Compute a differentially private median.

The scale calibrates the level of entropy when selecting a candidate. If scale is None it is filled by global_scale in opendp.measurements.make_private_lazyframe().

Parameters:
  • candidates (list[float]) – Potential quantiles to select from.

  • scale (float | None) – How much noise to add to the scores of candidate.

Example:

>>> import polars as pl
>>> expression = pl.col('numbers').dp.quantile(0.5, [1, 2, 3])
>>> print(expression)
col("numbers")...:discrete_quantile_score([...])...:report_noisy_max([...])...:index_candidates([...])
noise(scale=None, distribution=None)[source]#

Add noise to the expression.

If scale is None it is filled by global_scale in opendp.measurements.make_private_lazyframe(). If distribution is None, then the noise distribution will be chosen for you:

  • Pure-DP: Laplace noise, where scale == standard_deviation / sqrt(2)

  • zCDP: Gaussian noise, where scale == standard_devation

Parameters:
  • scale (float | None) – Scale parameter for the noise distribution.

  • distribution (Literal['Laplace'] | ~typing.Literal['Gaussian'] | None) – Either Laplace, Gaussian or None.

Example:

>>> import polars as pl
>>> expression = pl.len().dp.noise()
>>> print(expression)
len()...:noise([...])
quantile(alpha, candidates, scale=None)[source]#

Compute a differentially private quantile.

The scale calibrates the level of entropy when selecting a candidate.

Parameters:
  • alpha (float) – a value in [0, 1]. Choose 0.5 for median.

  • candidates (list[float]) – Potential quantiles to select from.

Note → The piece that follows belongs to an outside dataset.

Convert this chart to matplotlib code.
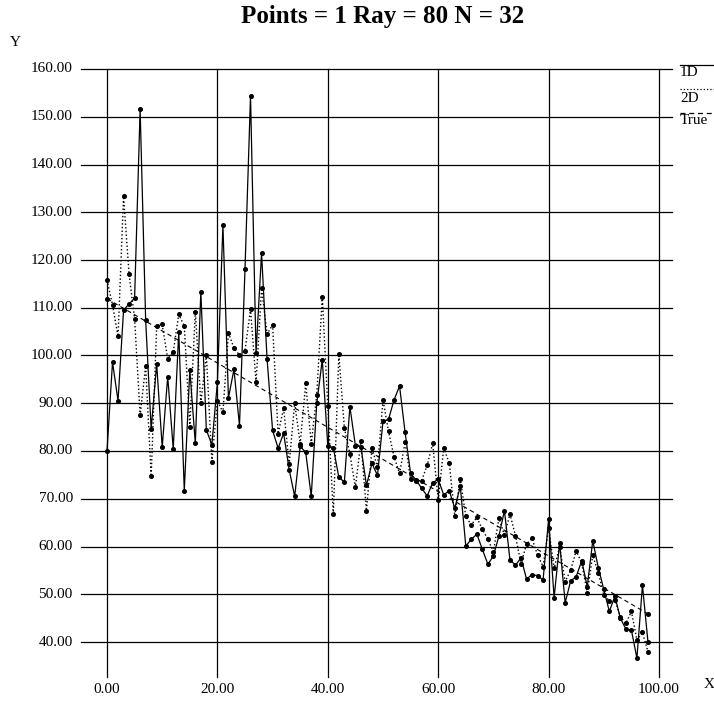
import matplotlib
matplotlib.use("Agg")
import matplotlib.pyplot as plt
import numpy as np

plt.rcParams['font.family'] = ['Liberation Serif', 'DejaVu Serif']

title = "Points = 1 Ray = 80 N = 32"
x_vals = list(range(0, 99))
one_d = [80.0, 98.6, 90.5, 109.5, 110.8, 112.0, 151.6, 107.5, 84.6, 98.2,
         80.8, 95.6, 80.4, 105.0, 71.7, 97.0, 81.6, 113.4, 84.4, 81.3,
         94.4, 127.3, 91.1, 97.1, 85.3, 118.1, 154.4, 100.5, 121.4, 99.2,
         84.3, 80.6, 83.7, 76.1, 70.5, 81.0, 79.7, 70.5, 90.0, 99.1,
         81.1, 80.7, 74.5, 73.5, 89.3, 81.1, 80.9, 72.8, 77.4, 74.9,
         86.2, 86.6, 90.7, 93.6, 83.9, 75.3, 73.9, 72.2, 70.6, 73.3,
         74.1, 70.8, 71.7, 68.0, 72.6, 60.1, 61.5, 62.6, 59.4, 56.3,
         58.0, 62.2, 67.5, 57.2, 56.1, 57.6, 53.2, 54.1, 53.9, 53.0,
         65.7, 49.3, 60.7, 48.2, 52.8, 53.7, 57.0, 51.6, 61.2, 55.6,
         51.0, 46.4, 49.6, 45.0, 42.7, 42.5, 36.6, 51.9, 40.0]
two_d = [115.8, 110.6, 104.0, 133.3, 117.0, 107.7, 87.5, 97.8, 74.7, 106.1,
         106.5, 99.3, 100.7, 108.6, 106.2, 85.1, 109.2, 90.1, 100.1, 77.8,
         90.5, 88.1, 104.8, 101.5, 100.1, 101.0, 109.7, 94.4, 114.1, 104.5,
         106.4, 83.6, 89.0, 77.2, 90.0, 81.5, 94.2, 81.5, 91.8, 112.3,
         89.5, 66.8, 100.3, 84.8, 79.4, 72.4, 82.0, 67.5, 80.6, 76.6,
         90.7, 84.1, 78.8, 75.3, 81.8, 74.1, 73.7, 73.8, 77.0, 81.6,
         69.7, 80.6, 77.5, 66.4, 74.2, 66.3, 64.5, 66.1, 63.6, 61.5,
         58.9, 65.9, 62.4, 66.8, 62.2, 56.4, 60.5, 61.7, 58.2, 55.8,
         63.8, 55.4, 60.0, 52.6, 55.1, 59.1, 56.5, 50.3, 58.2, 54.4,
         49.9, 48.6, 48.8, 45.3, 43.9, 46.4, 40.4, 42.0, 38.0]
true_x = [0, 98]
true_y = [111.9, 45.9]

x_ticks = [0, 20, 40, 60, 80, 100]
y_ticks = [40, 50, 60, 70, 80, 90, 100, 110, 120, 130, 140, 150, 160]

W, H = 714, 711
fig = plt.figure(figsize=(W / 100, H / 100), dpi=100)
# x=0 at px 107, x=100 at px 659; y=40 at 69 from bottom, y=160 at 642 from bottom
ax = fig.add_axes([107 / W, 69 / H, 552 / W, 573 / H])
ax.set_xlim(0, 100)
ax.set_ylim(40, 160)
ax.axis('off')

x_left, x_right = -4.7, 102.4
y_bottom = 32.7
for yv in y_ticks:
    ax.plot([x_left, x_right], [yv, yv], color='black', lw=0.9, clip_on=False, zorder=1)
    ax.text(x_left - 1.5, yv, f"{yv:.2f}", ha='right', va='center', fontsize=11, clip_on=False)
for xv in x_ticks:
    ax.plot([xv, xv], [y_bottom, 160], color='black', lw=0.9, clip_on=False, zorder=1)
    ax.text(xv, y_bottom - 1.2, f"{xv:.2f}", ha='center', va='top', fontsize=11, clip_on=False)

ax.plot(x_vals, one_d, '-', color='black', lw=0.9, marker='o', ms=2.6, clip_on=False, zorder=3)
ax.plot(x_vals, two_d, ':', color='black', lw=1.0, marker='o', ms=2.6, clip_on=False, zorder=3)
ax.plot(true_x, true_y, '--', color='black', lw=0.8, marker='o', ms=2.6, clip_on=False,
        dashes=(4, 3), zorder=2)

fig.text(383 / W, 1 - 17 / H, title, ha='center', va='center', fontsize=18, fontweight='bold')
fig.text(15 / W, 1 - 43 / H, "Y", ha='center', va='center', fontsize=11)
fig.text(709 / W, 1 - 685 / H, "X", ha='center', va='center', fontsize=11)

# legend on the right
leg = [("1D", '-', 65, 73), ("2D", ':', 89, 98), ("True", '--', 113, 121)]
for lab, ls, ly, ty in leg:
    line = plt.Line2D([680 / W, 714 / W], [1 - ly / H, 1 - ly / H], transform=fig.transFigure,
                      color='black', lw=0.9, linestyle=ls)
    if ls == '--':
        line.set_dashes((4, 3))
    fig.add_artist(line)
    fig.text(680 / W, 1 - ty / H, lab, ha='left', va='center', fontsize=11)

fig.savefig("out.png", dpi=100)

  • scale (float | None) – How much noise to add to the scores of candidate.

Example:

>>> import polars as pl
>>> expression = pl.col('numbers').dp.quantile(0.5, [1, 2, 3])
>>> print(expression)
col("numbers")...:discrete_quantile_score([...])...:report_noisy_max([...])...:index_candidates([...])
sum(bounds, scale=None)[source]#

Compute the differentially private sum.

If scale is None it is filled by global_scale in opendp.measurements.make_private_lazyframe().

Parameters:
  • bounds (Tuple[float, float]) – The bounds of the input data.

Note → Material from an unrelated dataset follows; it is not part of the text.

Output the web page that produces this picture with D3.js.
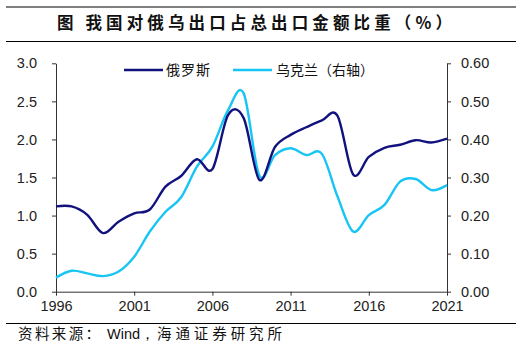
<!DOCTYPE html>
<html><head><meta charset="utf-8">
<script src="https://cdn.jsdelivr.net/npm/d3@7"></script>
<style>
html,body{margin:0;padding:0;background:#fff;}
svg{display:block;}
</style></head>
<body>
<svg id="chart" width="520" height="355"></svg>
<script>
const titleText = "图  我国对俄乌出口占总出口金额比重（%）";
const sourceParts = ["资料来源：", "Wind，", "海通证券研究所"];
const seriesNames = ["俄罗斯", "乌克兰（右轴）"];
const years = [1996,1997,1998,1999,2000,2001,2002,2003,2004,2005,2006,2007,2008,2009,2010,2011,2012,2013,2014,2015,2016,2017,2018,2019,2020,2021];
const russia = [1.12,1.12,1.01,0.77,0.92,1.03,1.08,1.38,1.52,1.74,1.61,2.32,2.28,1.47,1.90,2.06,2.16,2.25,2.31,1.54,1.77,1.89,1.93,1.99,1.96,2.01];
const ukraine = [0.037,0.055,0.048,0.041,0.053,0.092,0.158,0.210,0.248,0.328,0.381,0.477,0.521,0.305,0.359,0.377,0.359,0.362,0.250,0.158,0.201,0.228,0.289,0.296,0.267,0.280];
const xTicks = [1996,2001,2006,2011,2016,2021];
const leftTicks = [0,0.5,1.0,1.5,2.0,2.5,3.0];
const rightTicks = [0,0.1,0.2,0.3,0.4,0.5,0.6];

const svg = d3.select("#chart");
const L = 56, R = 447, T = 63.3, B = 291.7;
const x = d3.scaleLinear().domain([1996,2021]).range([L,R]);
const yL = d3.scaleLinear().domain([0,3]).range([B,T]);
const yR = d3.scaleLinear().domain([0,0.6]).range([B,T]);

const cRus = "#12127e", cUkr = "#17c5f4";
const axisColor = "#333";
const tickFont = "'Liberation Sans', Arial, sans-serif";
const cjkFont = "'Noto Sans CJK SC', sans-serif";

// rules
svg.append("line").attr("x1",6).attr("x2",516).attr("y1",7).attr("y2",7).attr("stroke","#000").attr("stroke-width",1.2);
svg.append("line").attr("x1",6).attr("x2",516).attr("y1",41.5).attr("y2",41.5).attr("stroke","#000").attr("stroke-width",1.2);
svg.append("line").attr("x1",6).attr("x2",516).attr("y1",323.5).attr("y2",323.5).attr("stroke","#000").attr("stroke-width",1.2);

svg.append("text").attr("x",57).attr("y",29).attr("textLength",395).attr("lengthAdjust","spacing")
  .attr("font-family",cjkFont).attr("font-weight","bold").attr("font-size",16.5).attr("fill","#111").text(titleText);

// source
const srcSpec = [{x:18,w:82},{x:107,w:null},{x:157,w:125}];
sourceParts.forEach((s,i)=>{
  const t = svg.append("text").attr("x",srcSpec[i].x).attr("y",339)
    .attr("font-family", i===1 ? "'Liberation Sans', Arial, sans-serif" : cjkFont)
    .attr("font-size",14.5).attr("fill","#111").text(s);
  if (srcSpec[i].w) t.attr("textLength",srcSpec[i].w).attr("lengthAdjust","spacing");
});

// axes
function styleAxis(g){
  g.select(".domain").attr("stroke",axisColor).attr("stroke-width",1);
  g.selectAll(".tick line").attr("stroke",axisColor);
  g.selectAll(".tick text").attr("font-family",tickFont).attr("font-size",14.5).attr("fill","#222");
}
const gL = svg.append("g").attr("transform",`translate(${L},0)`)
  .call(d3.axisLeft(yL).tickValues(leftTicks).tickFormat(d3.format(".1f")).tickSize(4).tickSizeOuter(0).tickPadding(15));
styleAxis(gL);
const gR = svg.append("g").attr("transform",`translate(${R},0)`)
  .call(d3.axisRight(yR).tickValues(rightTicks).tickFormat(d3.format(".2f")).tickSize(4).tickSizeOuter(0).tickPadding(10));
styleAxis(gR);
const gX = svg.append("g").attr("transform",`translate(0,${B})`)
  .call(d3.axisBottom(x).tickValues(xTicks).tickFormat(d3.format("d")).tickSize(4).tickSizeOuter(0).tickPadding(5));
styleAxis(gX);

// lines
const curve = d3.curveCatmullRom.alpha(0);
const lineR = d3.line().x((d,i)=>x(years[i])).y(d=>yL(d)).curve(curve);
const lineU = d3.line().x((d,i)=>x(years[i])).y(d=>yR(d)).curve(curve);
svg.append("path").datum(ukraine).attr("d",lineU).attr("fill","none").attr("stroke",cUkr).attr("stroke-width",2.4);
svg.append("path").datum(russia).attr("d",lineR).attr("fill","none").attr("stroke",cRus).attr("stroke-width",2.4);

// legend
const leg = svg.append("g");
const items = [{n:seriesNames[0],c:cRus,x0:124,x1:163,tx:166,w:44},{n:seriesNames[1],c:cUkr,x0:233,x1:272,tx:276,w:98}];
items.forEach(it=>{
  leg.append("line").attr("x1",it.x0).attr("x2",it.x1).attr("y1",70).attr("y2",70).attr("stroke",it.c).attr("stroke-width",2.4);
  leg.append("text").attr("x",it.tx).attr("y",75).attr("textLength",it.w).attr("lengthAdjust","spacing")
    .attr("font-family",cjkFont).attr("font-size",14).attr("fill","#111").text(it.n);
});
</script>
</body></html>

  • scale (float | None) – Noise scale parameter for the Laplace distribution. scale == standard_deviation / sqrt(2)

Example:

Note that sum is a shortcut which actually implies several operations:

  • Clipping the values

  • Summing them

  • Applying Laplace noise to the sum

>>> import polars as pl
>>> expression = pl.col('numbers').dp.sum((0, 10))
>>> print(expression)
col("numbers").clip([...]).sum()...:noise([...])
class opendp.extras.polars.LazyFrameQuery[source]#

A LazyFrameQuery may be returned by opendp.context.Context.query(). It mimics a Polars LazyFrame, but makes a few additions as documented below.

release()[source]#

Release the query. The query must be part of a context.

Return type:

OnceFrame

resolve()[source]#

Resolve the query into a measurement.

Return type:

Measurement

summarize(alpha=None)[source]#

Summarize the statistics released by this query.

Parameters:

alpha (float | None) –

class opendp.extras.polars.Margin(public_info=None, max_partition_length=None, max_num_partitions=None, max_partition_contributions=None, max_influenced_partitions=None)[source]#

The Margin class is used to describe what information is known publicly about a grouped dataset: like the values you might expect to find in the margins of a table.

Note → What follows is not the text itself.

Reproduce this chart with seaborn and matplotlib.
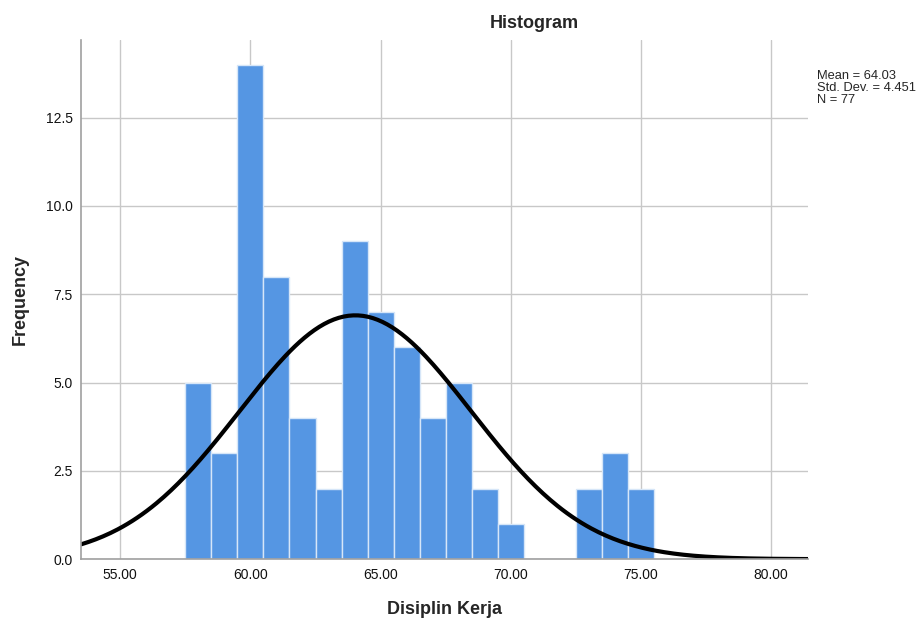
import numpy as np
import pandas as pd
import matplotlib
matplotlib.use("Agg")
import matplotlib.pyplot as plt
import seaborn as sns

# values (bin centres, counts per bin)
scores = [58, 59, 60, 61, 62, 63, 64, 65, 66, 67, 68, 69, 70, 71, 72, 73, 74, 75]
counts = [5, 3, 14, 8, 4, 2, 9, 7, 6, 4, 5, 2, 1, 0, 0, 2, 3, 2]
mean_val = 64.03
std_val = 4.451
n_obs = 77
x_ticks = [55, 60, 65, 70, 75, 80]
y_ticks = [0.0, 2.5, 5.0, 7.5, 10.0, 12.5]

sns.set_theme(style="white")
plt.rcParams['font.family'] = ['Liberation Sans', 'DejaVu Sans']

df = pd.DataFrame({"score": scores, "count": counts})
bin_width = 1.0

fig = plt.figure(figsize=(9.22, 6.22), dpi=100)
ax = fig.add_axes([0.088, 0.101, 0.788, 0.835])

ax.set_xticks(x_ticks)
ax.set_xticklabels([f"{t:.2f}" for t in x_ticks])
ax.set_yticks(y_ticks)
ax.set_yticklabels([f"{t:.1f}" for t in y_ticks])
ax.grid(True, color="#c8c8c8", linewidth=1.0)
ax.set_axisbelow(True)

sns.histplot(data=df, x="score", weights="count", discrete=True, ax=ax,
             color="#5596e3", edgecolor="#d6e6f8", linewidth=1.0, alpha=1.0)

# normal curve scaled to counts
xs = np.linspace(53.5, 81.4, 300)
ys = n_obs * bin_width / (std_val * np.sqrt(2 * np.pi)) * np.exp(-0.5 * ((xs - mean_val) / std_val) ** 2)
sns.lineplot(x=xs, y=ys, ax=ax, color="black", linewidth=3)

ax.set_xlim(53.5, 81.4)
ax.set_ylim(0, 14.7)

for side in ["top", "right"]:
    ax.spines[side].set_visible(False)
for side in ["left", "bottom"]:
    ax.spines[side].set_color("#a0a0a0")
    ax.spines[side].set_linewidth(1.2)

ax.tick_params(axis="both", labelsize=10, colors="#111111", length=0, pad=6)
ax.set_xlabel("Disiplin Kerja", fontsize=13, fontweight="bold", labelpad=14)
ax.set_ylabel("Frequency", fontsize=13, fontweight="bold", labelpad=12)

fig.text(0.58, 0.962, "Histogram", ha="center", va="center", fontsize=13, fontweight="bold")
fig.text(0.886, 0.888, f"Mean = {mean_val:.2f}\nStd. Dev. = {std_val:.3f}\nN = {n_obs}",
         ha="left", va="top", fontsize=9.3, linespacing=1.0)

fig.savefig("out.png", dpi=100)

Be aware that aspects of your data marked as “public information” are not subject to privacy protections, so it is important that public descriptors about the margin should be set conservatively, or not set at all.

Instances of this class are used by opendp.context.Context.compositor().

Parameters:
  • public_info (Literal['keys'] | ~typing.Literal['lengths'] | None) –

  • max_partition_length (int | None) –

  • max_num_partitions (int | None) –

  • max_partition_contributions (int | None) –

  • max_influenced_partitions (int | None) –

max_influenced_partitions: int | None = None#

The greatest number of partitions any one individual can contribute to.

max_num_partitions: int | None = None#

An upper bound on the number of distinct partitions.

max_partition_contributions: int | None = None#

The greatest number of records an individual may contribute to any one partition.

This can significantly reduce the sensitivity of grouped queries under zero-Concentrated DP.

max_partition_length: int | None = None#

An upper bound on the number of records in any one partition.

If you don’t know how many records are in the data, you can specify a very loose upper bound, for example, the size of the total population you are sampling from.

This is used to resolve issues raised in the paper Widespread Underestimation of Sensitivity in Differentially Private Libraries and How to Fix It.

public_info: Literal['keys'] | Literal['lengths'] | None = None#

Identifies properties of grouped data that are considered public information.

  • "keys" designates that keys are not protected

  • "lengths" designates that both keys and partition lengths are not protected

class opendp.extras.polars.OnceFrame(queryable)[source]#
collect()[source]#

Collects a DataFrame from a OnceFrame, exhausting the OnceFrame.

lazy()[source]#

Extracts a LazyFrame from a OnceFrame, circumventing protections against multiple evaluations.

Each collection consumes the entire allocated privacy budget. To remain DP at the advertised privacy level, only collect the LazyFrame once.

Requires “honest-but-curious” because the privacy guarantees only apply if: 1. The LazyFrame (compute plan) is only ever executed once. 2. The analyst does not observe ordering of rows in the output. To ensure this, shuffle the output.